Globalement, la Quatrième de Yannick Nézet-Séguin est trop « gentille », pas assez rauque, marquée certes par de très beaux moments (passage tremolo en ppp du Finale, 2e mouvement dans son ensemble, prestation des flûtes, du hautbois et des cors), mais elle ne respire pas assez largement (ambitus des soufflets dynamiques). Peut-être que les micros donneront une présence et une chair plus intense à certaines choses. Ils ne feront sans doute pas de miracles.
Réentendre Mathieu
C’était une bonne idée de reprendre la première œuvre commandée, en 2001, par Yannick Nézet-Séguin en tant que directeur musical du Métropolitain : Promenade d’Isabelle Panneton, une partition bien conçue et orchestrée.
En première partie, Jean-Philippe Sylvestre jouait le Concerto de Québec d’André Mathieu. On a retrouvé sa veine très différente de celle du promoteur bien connu de l’œuvre, Alain Lefèvre. Ce dernier tire Mathieu vers Rachmaninov alors que Sylvestre, avec raison à notre avis, le place dans une lignée plus Gershwin et musique de film, avec des tempos plus vifs et un ton moins grandiloquent.
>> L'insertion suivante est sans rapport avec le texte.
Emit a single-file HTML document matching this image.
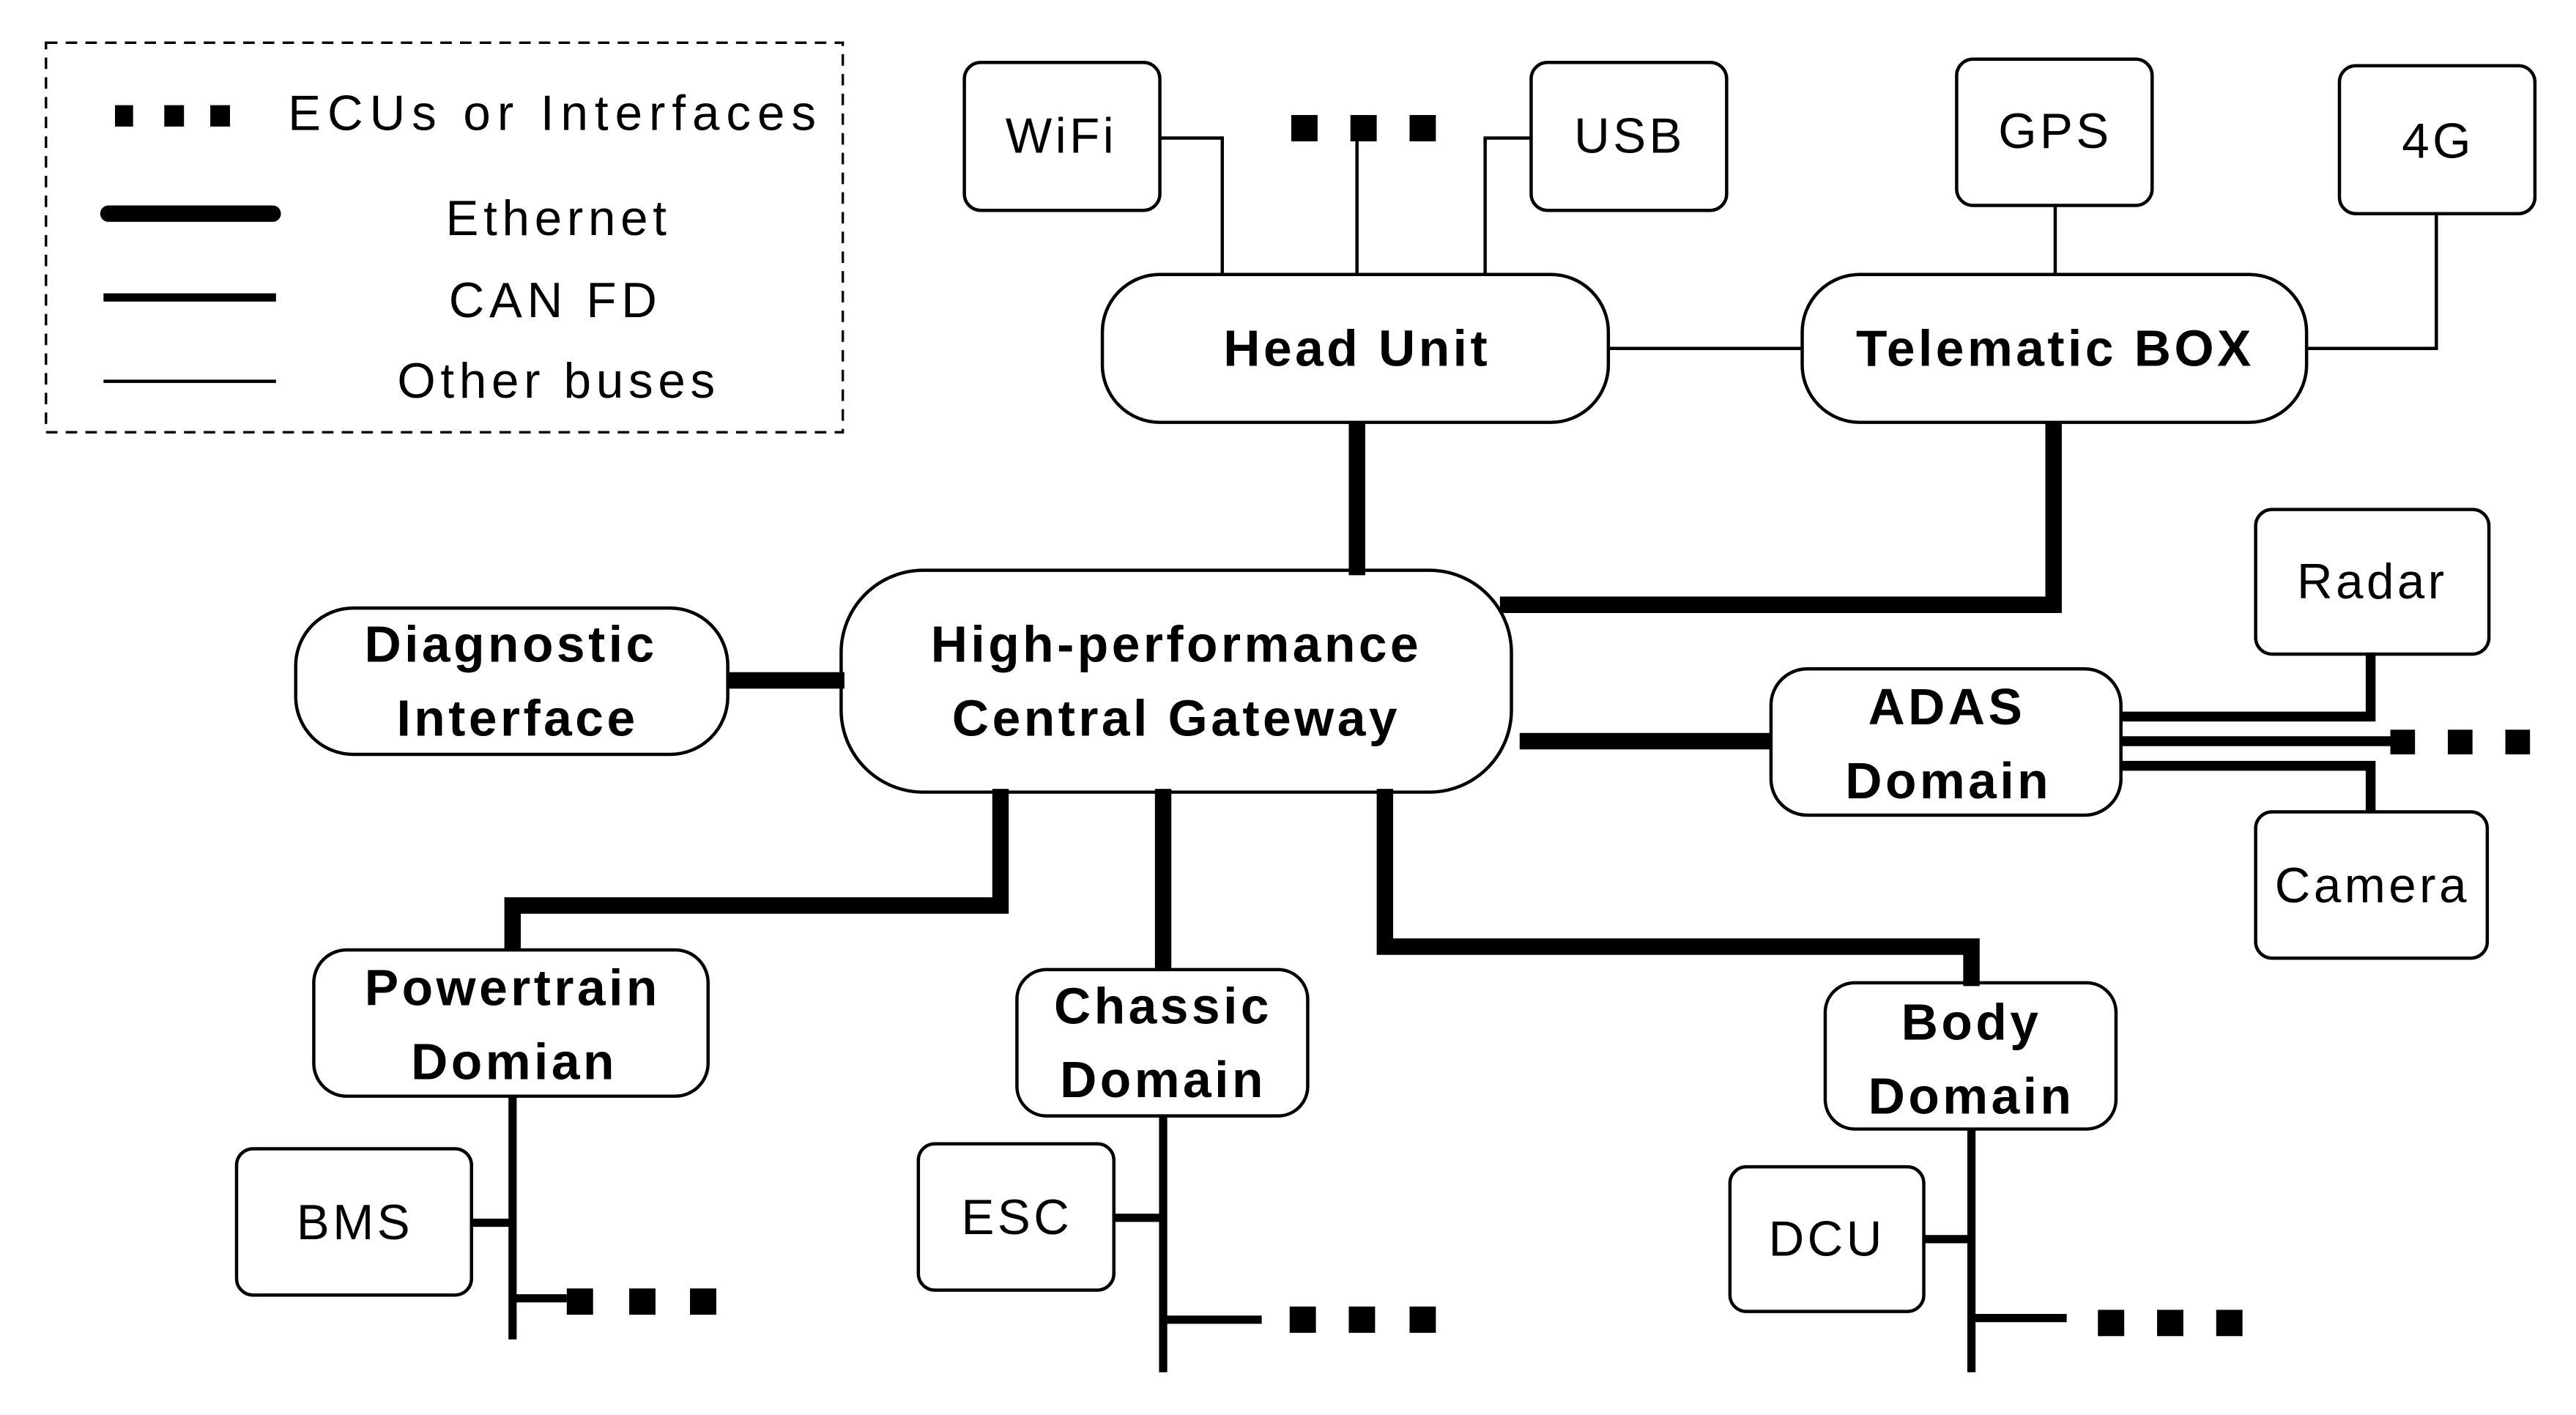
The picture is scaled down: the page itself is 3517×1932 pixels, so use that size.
<!DOCTYPE html>
<html><head><meta charset="utf-8"><style>
html,body{margin:0;padding:0;background:#fff;}
svg{display:block;}
text{font-family:"Liberation Sans","WenQuanYi Zen Hei",sans-serif;fill:#000;text-anchor:middle;dominant-baseline:central;}
.b{font-weight:bold;font-size:31px;letter-spacing:2px;}
.n{font-size:30px;letter-spacing:2px;}
</style></head><body>
<svg width="3517" height="1932" viewBox="0 0 1568 861" preserveAspectRatio="none" xmlns="http://www.w3.org/2000/svg">
<g fill="none" stroke="#000">
<rect x="28" y="26" width="485" height="237" stroke-width="1.5" stroke-dasharray="7,5"/>
<line x1="66" y1="130" x2="166" y2="130" stroke-width="10" stroke-linecap="round"/>
<line x1="63" y1="181" x2="168" y2="181" stroke-width="5"/>
<line x1="63" y1="232" x2="168" y2="232" stroke-width="2"/>
<g stroke-width="2">
<rect x="587" y="38" width="119" height="90" rx="10"/>
<rect x="932" y="38" width="119" height="90" rx="10"/>
<rect x="1191" y="36" width="119" height="89" rx="10"/>
<rect x="1424" y="40" width="119" height="90" rx="10"/>
<rect x="671" y="167" width="308" height="90" rx="35"/>
<rect x="1097" y="167" width="307" height="90" rx="35"/>
<rect x="512" y="347" width="408" height="135" rx="50"/>
<rect x="180" y="370" width="263" height="89" rx="35"/>
<rect x="1078" y="407" width="213" height="89" rx="22"/>
<rect x="1373" y="310" width="142" height="88" rx="10"/>
<rect x="1373" y="494" width="141" height="89" rx="10"/>
<rect x="191" y="578" width="240" height="89" rx="20"/>
<rect x="619" y="590" width="177" height="89" rx="18"/>
<rect x="1111" y="598" width="177" height="89" rx="18"/>
<rect x="144" y="699" width="143" height="89" rx="10"/>
<rect x="559" y="696" width="119" height="89" rx="10"/>
<rect x="1053" y="710" width="118" height="88" rx="10"/>
</g>
<g stroke-width="2">
<polyline points="706,84 744,84 744,167"/>
<line x1="826" y1="78" x2="826" y2="167"/>
<polyline points="932,84 904,84 904,167"/>
<line x1="979" y1="212" x2="1097" y2="212"/>
<line x1="1251" y1="125" x2="1251" y2="167"/>
<polyline points="1483,130 1483,212 1404,212"/>
</g>
<g stroke-width="10">
<line x1="826" y1="257" x2="826" y2="350"/>
<polyline points="1250,257 1250,368 913,368"/>
<line x1="443" y1="414" x2="514" y2="414"/>
<line x1="925" y1="451" x2="1078" y2="451"/>
<polyline points="609,480 609,551 312,551 312,578"/>
<line x1="708" y1="480" x2="708" y2="590"/>
<polyline points="843,480 843,576 1200,576 1200,600"/>
</g>
<g stroke-width="6">
<polyline points="1291,436 1443,436 1443,397"/>
<line x1="1291" y1="451" x2="1458" y2="451"/>
<polyline points="1291,466 1443,466 1443,494"/>
</g>
<g stroke-width="5">
<line x1="312" y1="667" x2="312" y2="815"/>
<line x1="287" y1="744" x2="312" y2="744"/>
<line x1="312" y1="790" x2="345" y2="790"/>
<line x1="708" y1="679" x2="708" y2="835"/>
<line x1="678" y1="741" x2="708" y2="741"/>
<line x1="708" y1="803" x2="768" y2="803"/>
<line x1="1200" y1="687" x2="1200" y2="835"/>
<line x1="1171" y1="754" x2="1200" y2="754"/>
<line x1="1200" y1="802" x2="1258" y2="802"/>
</g>
</g>
<g fill="#000">
<rect x="70" y="64" width="11" height="13"/><rect x="100" y="64" width="12" height="13"/><rect x="128" y="64" width="12" height="13"/>
<rect x="786" y="70" width="16" height="16"/><rect x="822" y="70" width="16" height="16"/><rect x="858" y="70" width="16" height="16"/>
<rect x="1455" y="444" width="15" height="15"/><rect x="1490" y="444" width="15" height="15"/><rect x="1525" y="444" width="15" height="15"/>
<rect x="345" y="784" width="16" height="16"/><rect x="383" y="784" width="16" height="16"/><rect x="420" y="784" width="16" height="16"/>
<rect x="785" y="795" width="16" height="16"/><rect x="821" y="795" width="16" height="16"/><rect x="858" y="795" width="16" height="16"/>
<rect x="1277" y="797" width="16" height="16"/><rect x="1313" y="797" width="16" height="16"/><rect x="1349" y="797" width="16" height="16"/>
</g>
<text class="n" x="338" y="69" style="letter-spacing:4px">ECUs or Interfaces</text>
<text class="n" x="340" y="133" style="letter-spacing:3px">Ethernet</text>
<text class="n" x="338" y="183" style="letter-spacing:3px">CAN FD</text>
<text class="n" x="340" y="232" style="letter-spacing:3px">Other buses</text>
<text class="n" x="646" y="83">WiFi</text>
<text class="n" x="992" y="83">USB</text>
<text class="n" x="1251" y="80">GPS</text>
<text class="n" x="1484" y="86">4G</text>
<text class="b" x="826" y="212">Head Unit</text>
<text class="b" x="1251" y="212">Telematic BOX</text>
<text class="b" x="716" y="392">High-performance</text>
<text class="b" x="716" y="437">Central Gateway</text>
<text class="b" x="311" y="392">Diagnostic</text>
<text class="b" x="315" y="437">Interface</text>
<text class="b" x="1185" y="430">ADAS</text>
<text class="b" x="1186" y="475">Domain</text>
<text class="n" x="1444" y="354">Radar</text>
<text class="n" x="1444" y="539">Camera</text>
<text class="b" x="312" y="601">Powertrain</text>
<text class="b" x="313" y="646">Domian</text>
<text class="b" x="708" y="612">Chassic</text>
<text class="b" x="708" y="657">Domain</text>
<text class="b" x="1200" y="622">Body</text>
<text class="b" x="1200" y="667">Domain</text>
<text class="n" x="216" y="744">BMS</text>
<text class="n" x="619" y="741">ESC</text>
<text class="n" x="1112" y="754">DCU</text>
</svg>
</body></html>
Réentendre Mathieu en concert permet de noter une fois encore l’étrangeté structurelle de l’œuvre, conçue comme une suite de séquences mélodiques. Si Yannick Nézet-Séguin avait voulu être machiavélique il n’aurait pas pu inventer mieux que cette programmation-là. Qui osera ensuite moindrement se plaindre en comparaison d’un défaut structurel d’une œuvre présentée au nom de la nouvelle religion programmatique « équité, diversité, représentativité ». Même dans sa 1re Symphonie, Florence Price a l’air de Johannes Brahms (reconnu comme un maître de la forme) à côté de Mathieu dans le Concerto de Québec.
Il serait très intéressant d’entendre Jean-Michel Dubé, l’autre promoteur actuel de Mathieu au Québec, dans ce concerto car le son produit par Sylvestre se distingue grandement de celui d’Alain Lefèvre par son aspect beaucoup moins corporel et nourri, très « avant-bras et poignets ». Voulant se mettre en valeur en jouant en rappel le Finale de la 7e Sonate de Prokofiev, l’excellent technicien a mis encore plus en évidence cette limite. Car là, pour le coup, ce Prokofiev a été joué ici par Evgueni Sudbin, Lang Lang et Denis Matsuev et on se souvient bien comment ça sonnait.
Épopée nordique
Mathieu : Concerto de Québec. Panneton : Promenade. Sibelius : Symphonie n° 4. Jean-Philippe Sylvestre (piano), Orchestre Métropolitain, Yannick Nézet-Séguin. Maison symphonique, vendredi 11 février 2022. Webdiffusion en direct, offerte en rattrapage jusqu’au 13 février.